Dialogues manqués, Antonio Tabucchi
Dialogues manqués, juin 2017, trad. italien Bernard Comment, 112 pages, 17 €
Ecrivain(s): Antonio Tabucchi Edition: Gallimard
Trois pièces – genre auquel le public de Tabucchi n’est pas habitué, puisqu’il est essentiellement auteur de romans, de récits et d’études littéraires – composent cet ouvrage posthume. L’auteur de Pereira prétend est mort dans la ville qu’il a tant aimée, en 2012.
L’un des meilleurs connaisseurs de Pessoa était sans doute bien placé pour imaginer la rencontre de son écrivain portugais fétiche avec une autre sommité du siècle, mais sicilienne, celle-là, Pirandello.
Monsieur Pirandello est demandé au téléphone imagine la rencontre des deux littérateurs, dans un hôpital psychiatrique en 1935, année même de la mort de Fernando Pessoa. Jouant des réalités et des furtives hypothèses d’une autre instance, Tabucchi tire parti des masques dont Pessoa a tissé ses rapports au lecteur : Monsieur Personne hissant ses « personae » au-dessus des fictions. Le grand théâtre des apparences est là même où se noue la littérature unique de deux monstres qui l’ont révolutionnée au même titre que Proust, Joyce et Svevo.
Le dialogue, tout à fait inventé, ne peut être qu’une occasion manquée. Peu de gens ont fréquenté Pessoa : même Armand Guibert, son meilleur traducteur en français, n’est arrivé à Lisbonne que sept ans après la mort du maître méconnu. Seul Pierre Hourcade, critique et lettré français, l’a rencontré quelque temps avant sa mort.
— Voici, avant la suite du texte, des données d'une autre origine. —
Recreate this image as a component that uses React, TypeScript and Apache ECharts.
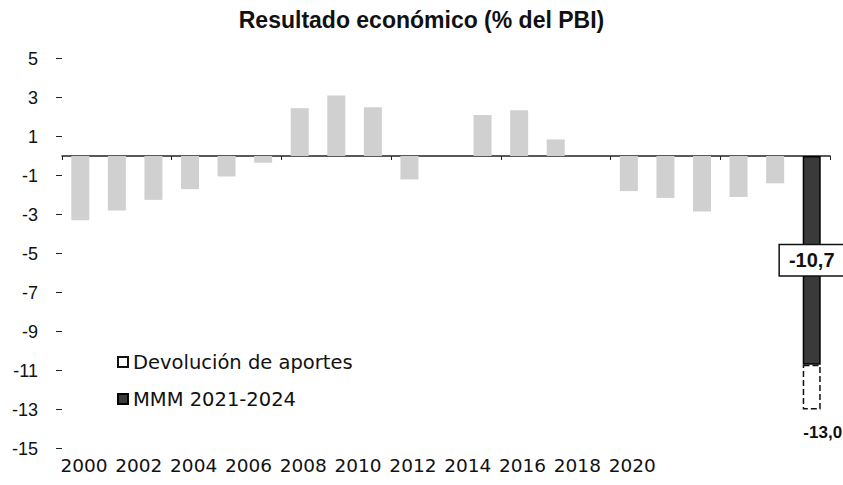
import React, { useEffect, useRef } from "react";
import * as echarts from "echarts";

const categories = [
  "2000", "2001", "2002", "2003", "2004", "2005", "2006", "2007", "2008", "2009",
  "2010", "2011", "2012", "2013", "2014", "2015", "2016", "2017", "2018", "2019", "2021-2024",
];
const historyValues = [
  -3.3, -2.8, -2.25, -1.7, -1.05, -0.35, 2.45, 3.1, 2.5, -1.2,
  0, 2.1, 2.35, 0.85, 0, -1.8, -2.15, -2.85, -2.1, -1.4, null,
];
const mmmValues = [
  null, null, null, null, null, null, null, null, null, null,
  null, null, null, null, null, null, null, null, null, null, -10.7,
];
const devolucionValues = [
  null, null, null, null, null, null, null, null, null, null,
  null, null, null, null, null, null, null, null, null, null, -2.3,
];
const yearTickLabels = ["2000", "2002", "2004", "2006", "2008", "2010", "2012", "2014", "2016", "2018", "2020"];

const totalValues = mmmValues.map((v, i) =>
  v == null ? null : v + (devolucionValues[i] ?? 0)
);
const fmt = (v: number) => v.toFixed(1).replace(".", ",");

const SANS = "Liberation Sans, Arial, sans-serif";
const WIDE = "DejaVu Sans, sans-serif";

export default function App() {
  const ref = useRef<HTMLDivElement>(null);
  useEffect(() => {
    if (!ref.current) return;
    const chart = echarts.init(ref.current, null, { renderer: "svg" });
    chart.setOption({
      animation: false,
      backgroundColor: "#ffffff",
      title: {
        text: "Resultado económico (% del PBI)",
        left: "center",
        top: 3,
        textStyle: { fontFamily: SANS, fontSize: 23, fontWeight: "bold", color: "#111" },
      },
      legend: {
        orient: "vertical",
        left: 117,
        top: 352,
        itemWidth: 10,
        itemHeight: 10,
        itemGap: 17,
        padding: 0,
        icon: "rect",
        data: ["Devolución de aportes", "MMM 2021-2024"],
        textStyle: { fontFamily: WIDE, fontSize: 19.5, color: "#111" },
      },
      grid: [
        { left: 62, right: 13, top: 58.5, bottom: 36.5 },
        { left: 56.6, width: 603, top: 440, height: 10 },
      ],
      xAxis: [
        {
          type: "category",
          gridIndex: 0,
          data: categories,
          axisLine: { lineStyle: { color: "#222", width: 1.5 } },
          axisTick: { show: true, length: 4, lineStyle: { color: "#222" } },
          axisLabel: { show: false },
        },
        {
          type: "category",
          gridIndex: 1,
          data: yearTickLabels,
          axisLine: { show: false, onZero: false },
          axisTick: { show: false },
          axisLabel: { interval: 0, margin: 6, fontFamily: WIDE, fontSize: 18.5, color: "#111" },
        },
      ],
      yAxis: [
        {
          type: "value",
          gridIndex: 0,
          min: -15,
          max: 5,
          interval: 2,
          axisLine: { show: false },
          axisTick: { show: true, length: 6, lineStyle: { color: "#222" } },
          splitLine: { show: false },
          axisLabel: { margin: 24, fontFamily: SANS, fontSize: 18, color: "#111" },
        },
        { type: "value", gridIndex: 1, show: false },
      ],
      series: [
        {
          name: "Resultado",
          type: "bar",
          stack: "total",
          xAxisIndex: 0,
          yAxisIndex: 0,
          barWidth: 18,
          data: historyValues,
          itemStyle: { color: "#d0d0d0" },
        },
        {
          name: "MMM 2021-2024",
          type: "bar",
          stack: "total",
          xAxisIndex: 0,
          yAxisIndex: 0,
          barWidth: 18,
          data: mmmValues,
          itemStyle: { color: "#3a3a3a", borderColor: "#000", borderWidth: 1.5 },
          label: {
            show: true,
            position: "inside",
            formatter: (p: any) => fmt(p.value),
            fontFamily: SANS,
            fontSize: 20,
            fontWeight: "bold",
            color: "#111",
            backgroundColor: "#ffffff",
            borderColor: "#111",
            borderWidth: 1.5,
            padding: [5, 9],
          },
        },
        {
          name: "Devolución de aportes",
          type: "bar",
          stack: "total",
          xAxisIndex: 0,
          yAxisIndex: 0,
          barWidth: 18,
          data: devolucionValues,
          itemStyle: { color: "#ffffff", borderColor: "#111", borderWidth: 1.5, borderType: "dashed" },
          label: {
            show: true,
            position: "bottom",
            distance: 14,
            offset: [11, 0],
            formatter: (p: any) => {
              const t = totalValues[p.dataIndex];
              return t == null ? "" : fmt(t);
            },
            fontFamily: SANS,
            fontSize: 17,
            fontWeight: "bold",
            color: "#111",
          },
        },
      ],
    });
    return () => chart.dispose();
  }, []);
  return (
    <div
      ref={ref}
      style={{ position: "absolute", left: 0, top: 0, width: 843, height: 485 }}
    />
  );
}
Le monde de l’hôpital se retrouve dans la deuxième pièce, Le temps presse, règlement de compte entre divers membres d’une même famille : il y a le père, destinataire des messages, il y a deux frères ; il y a la mère morte que les dialogues font revivre, et une « sœur » qui n’est pas vraiment utérine mais simple religieuse.
Marconi si je me souviens bien traite, au-delà de la commémoration artistique, du fascisme des années trente. George Orwell est au nombre des personnages de cet hommage aux auditeurs d’une invention récente, la radiodiffusion. On retrouve ainsi la dimension politique de celui qui dans Pereira prétendmettait en évidence la soudaine clairvoyance d’un planqué, fonctionnaire sous Salazar.
Sans doute ma préférence va-t-elle aux romans Pereira prétend, Tristano meurt, Requiem, ou encore au splendide Une malle pleine de gens. Sans doute l’ombre de Pessoa (nettement révélé par les deux titres précités) pèse-t-elle ici, mais sur un mode mineur.
Restent l’intelligence et l’ironie du propos.